_DATA SEGMENT:_

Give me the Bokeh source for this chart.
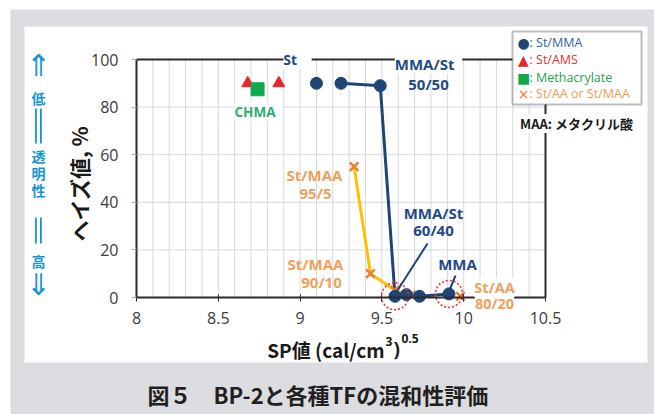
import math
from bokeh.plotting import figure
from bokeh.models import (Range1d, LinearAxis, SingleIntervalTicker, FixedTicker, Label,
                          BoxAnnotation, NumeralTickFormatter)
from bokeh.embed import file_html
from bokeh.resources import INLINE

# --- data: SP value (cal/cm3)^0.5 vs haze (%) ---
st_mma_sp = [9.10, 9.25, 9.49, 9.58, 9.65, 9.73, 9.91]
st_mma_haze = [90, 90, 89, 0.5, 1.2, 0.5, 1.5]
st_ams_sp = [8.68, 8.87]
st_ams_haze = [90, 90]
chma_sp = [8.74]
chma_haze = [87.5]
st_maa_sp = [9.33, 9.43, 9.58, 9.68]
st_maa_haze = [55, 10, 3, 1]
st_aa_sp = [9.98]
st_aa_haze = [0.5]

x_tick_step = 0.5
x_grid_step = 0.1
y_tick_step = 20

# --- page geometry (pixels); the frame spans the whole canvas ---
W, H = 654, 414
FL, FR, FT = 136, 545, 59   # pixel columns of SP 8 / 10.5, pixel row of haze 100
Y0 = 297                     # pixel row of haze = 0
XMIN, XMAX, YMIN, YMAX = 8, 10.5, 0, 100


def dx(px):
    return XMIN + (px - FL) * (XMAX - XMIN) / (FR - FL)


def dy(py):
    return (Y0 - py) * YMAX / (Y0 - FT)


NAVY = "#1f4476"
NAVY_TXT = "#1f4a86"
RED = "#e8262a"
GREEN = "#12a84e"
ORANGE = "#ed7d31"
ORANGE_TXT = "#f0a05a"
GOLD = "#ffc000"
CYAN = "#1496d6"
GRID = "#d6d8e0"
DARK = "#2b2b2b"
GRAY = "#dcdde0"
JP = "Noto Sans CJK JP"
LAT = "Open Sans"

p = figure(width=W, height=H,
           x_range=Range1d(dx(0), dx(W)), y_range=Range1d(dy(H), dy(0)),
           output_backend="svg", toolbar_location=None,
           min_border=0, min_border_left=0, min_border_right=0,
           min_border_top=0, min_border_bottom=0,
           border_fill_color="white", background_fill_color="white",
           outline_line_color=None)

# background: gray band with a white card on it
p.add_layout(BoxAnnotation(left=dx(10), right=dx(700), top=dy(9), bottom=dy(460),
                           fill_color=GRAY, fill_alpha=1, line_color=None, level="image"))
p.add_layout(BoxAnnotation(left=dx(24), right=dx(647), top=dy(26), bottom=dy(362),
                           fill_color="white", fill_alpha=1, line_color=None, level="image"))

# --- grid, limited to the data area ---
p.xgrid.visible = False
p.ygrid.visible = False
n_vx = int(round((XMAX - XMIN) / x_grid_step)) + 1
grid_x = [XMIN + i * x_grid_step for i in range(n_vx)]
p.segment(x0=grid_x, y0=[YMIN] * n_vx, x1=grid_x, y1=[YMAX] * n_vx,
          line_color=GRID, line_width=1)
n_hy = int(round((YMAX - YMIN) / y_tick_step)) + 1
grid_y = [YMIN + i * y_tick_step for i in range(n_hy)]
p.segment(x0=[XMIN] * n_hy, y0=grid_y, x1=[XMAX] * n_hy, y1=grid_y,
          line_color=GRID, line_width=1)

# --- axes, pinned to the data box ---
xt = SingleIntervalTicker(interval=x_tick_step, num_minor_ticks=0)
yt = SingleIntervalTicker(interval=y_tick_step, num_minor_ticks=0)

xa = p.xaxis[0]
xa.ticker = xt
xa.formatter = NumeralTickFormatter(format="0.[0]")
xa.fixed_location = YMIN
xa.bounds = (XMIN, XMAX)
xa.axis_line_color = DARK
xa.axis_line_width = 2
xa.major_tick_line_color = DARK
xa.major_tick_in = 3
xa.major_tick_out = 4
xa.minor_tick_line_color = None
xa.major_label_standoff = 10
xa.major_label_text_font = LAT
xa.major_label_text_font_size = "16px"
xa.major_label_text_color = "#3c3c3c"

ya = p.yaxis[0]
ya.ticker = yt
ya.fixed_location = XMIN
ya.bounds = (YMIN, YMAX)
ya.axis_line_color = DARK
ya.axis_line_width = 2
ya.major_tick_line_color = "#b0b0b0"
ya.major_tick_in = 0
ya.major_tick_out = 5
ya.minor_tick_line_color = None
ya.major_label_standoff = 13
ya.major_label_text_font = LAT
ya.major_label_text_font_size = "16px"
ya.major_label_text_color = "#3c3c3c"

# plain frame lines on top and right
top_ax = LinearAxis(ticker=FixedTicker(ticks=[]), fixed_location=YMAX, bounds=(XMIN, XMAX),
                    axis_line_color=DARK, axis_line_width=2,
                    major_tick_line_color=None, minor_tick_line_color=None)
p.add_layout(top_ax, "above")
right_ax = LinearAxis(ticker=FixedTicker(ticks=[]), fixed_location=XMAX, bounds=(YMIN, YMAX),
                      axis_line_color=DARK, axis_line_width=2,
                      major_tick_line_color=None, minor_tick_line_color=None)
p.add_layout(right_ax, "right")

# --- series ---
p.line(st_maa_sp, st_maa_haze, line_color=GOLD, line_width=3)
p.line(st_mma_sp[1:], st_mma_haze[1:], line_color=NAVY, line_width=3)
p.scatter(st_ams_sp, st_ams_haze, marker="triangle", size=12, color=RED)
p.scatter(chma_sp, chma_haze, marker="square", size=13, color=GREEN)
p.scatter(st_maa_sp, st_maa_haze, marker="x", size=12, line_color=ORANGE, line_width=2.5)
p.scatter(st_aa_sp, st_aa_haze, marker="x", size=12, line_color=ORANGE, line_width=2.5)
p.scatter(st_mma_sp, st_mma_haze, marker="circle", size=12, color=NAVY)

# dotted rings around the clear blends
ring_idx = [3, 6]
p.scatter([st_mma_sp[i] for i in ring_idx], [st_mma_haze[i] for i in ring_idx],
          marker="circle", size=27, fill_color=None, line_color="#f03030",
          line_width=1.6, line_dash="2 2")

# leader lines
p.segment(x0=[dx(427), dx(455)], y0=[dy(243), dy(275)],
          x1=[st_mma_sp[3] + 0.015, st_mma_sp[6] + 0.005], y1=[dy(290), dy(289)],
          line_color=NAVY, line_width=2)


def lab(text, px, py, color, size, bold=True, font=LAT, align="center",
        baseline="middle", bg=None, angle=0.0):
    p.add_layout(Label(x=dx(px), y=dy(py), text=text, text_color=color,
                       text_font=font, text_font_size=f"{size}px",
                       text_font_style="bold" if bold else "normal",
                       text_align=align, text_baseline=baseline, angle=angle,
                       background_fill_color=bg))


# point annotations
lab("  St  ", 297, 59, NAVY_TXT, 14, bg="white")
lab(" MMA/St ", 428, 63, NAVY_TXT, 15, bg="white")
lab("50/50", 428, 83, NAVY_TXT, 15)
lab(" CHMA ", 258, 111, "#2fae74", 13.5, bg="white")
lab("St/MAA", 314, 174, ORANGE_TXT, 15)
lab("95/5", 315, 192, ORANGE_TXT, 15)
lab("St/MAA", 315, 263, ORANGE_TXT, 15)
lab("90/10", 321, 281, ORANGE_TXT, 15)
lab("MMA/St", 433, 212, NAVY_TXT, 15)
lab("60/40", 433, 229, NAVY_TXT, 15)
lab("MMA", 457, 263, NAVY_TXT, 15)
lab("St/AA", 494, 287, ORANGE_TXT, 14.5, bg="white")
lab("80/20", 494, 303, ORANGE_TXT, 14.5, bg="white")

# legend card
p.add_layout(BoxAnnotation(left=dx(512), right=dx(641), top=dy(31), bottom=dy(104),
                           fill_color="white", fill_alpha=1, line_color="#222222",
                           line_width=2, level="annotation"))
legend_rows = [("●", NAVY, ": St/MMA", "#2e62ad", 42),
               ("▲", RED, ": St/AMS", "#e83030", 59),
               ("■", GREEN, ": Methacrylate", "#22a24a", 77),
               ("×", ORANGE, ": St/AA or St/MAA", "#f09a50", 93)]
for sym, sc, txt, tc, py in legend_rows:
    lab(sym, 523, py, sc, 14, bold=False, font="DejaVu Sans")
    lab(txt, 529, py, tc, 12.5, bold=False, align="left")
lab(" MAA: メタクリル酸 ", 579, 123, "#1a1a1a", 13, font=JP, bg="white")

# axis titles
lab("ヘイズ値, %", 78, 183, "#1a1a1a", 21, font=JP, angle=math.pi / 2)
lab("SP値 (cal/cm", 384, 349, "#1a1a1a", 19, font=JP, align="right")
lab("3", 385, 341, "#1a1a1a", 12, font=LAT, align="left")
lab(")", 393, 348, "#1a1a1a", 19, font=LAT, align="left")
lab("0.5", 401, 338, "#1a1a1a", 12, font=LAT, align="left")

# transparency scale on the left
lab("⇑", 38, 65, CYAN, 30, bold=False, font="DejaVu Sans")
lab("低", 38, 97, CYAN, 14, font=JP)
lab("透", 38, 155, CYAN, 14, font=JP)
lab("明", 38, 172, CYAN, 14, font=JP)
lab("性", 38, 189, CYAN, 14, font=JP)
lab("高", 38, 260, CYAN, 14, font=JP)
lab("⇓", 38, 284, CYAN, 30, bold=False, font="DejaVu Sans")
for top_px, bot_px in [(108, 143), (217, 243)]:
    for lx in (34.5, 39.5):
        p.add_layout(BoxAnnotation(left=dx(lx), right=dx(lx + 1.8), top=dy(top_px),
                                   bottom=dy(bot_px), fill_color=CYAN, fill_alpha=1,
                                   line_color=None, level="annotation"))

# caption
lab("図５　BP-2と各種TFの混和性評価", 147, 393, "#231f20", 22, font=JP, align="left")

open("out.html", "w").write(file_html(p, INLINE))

_EXERCISE DESCRIPTION:_ Exactly reproduce the run of lines from the start of the listing through the line with "from bokeh.resources import INLINE", inclusive; pictures are not copied.

_FINISHED EXERCISE:_
Give me the Bokeh source for this chart.
import math
from bokeh.plotting import figure
from bokeh.models import (Range1d, LinearAxis, SingleIntervalTicker, FixedTicker, Label,
                          BoxAnnotation, NumeralTickFormatter)
from bokeh.embed import file_html
from bokeh.resources import INLINE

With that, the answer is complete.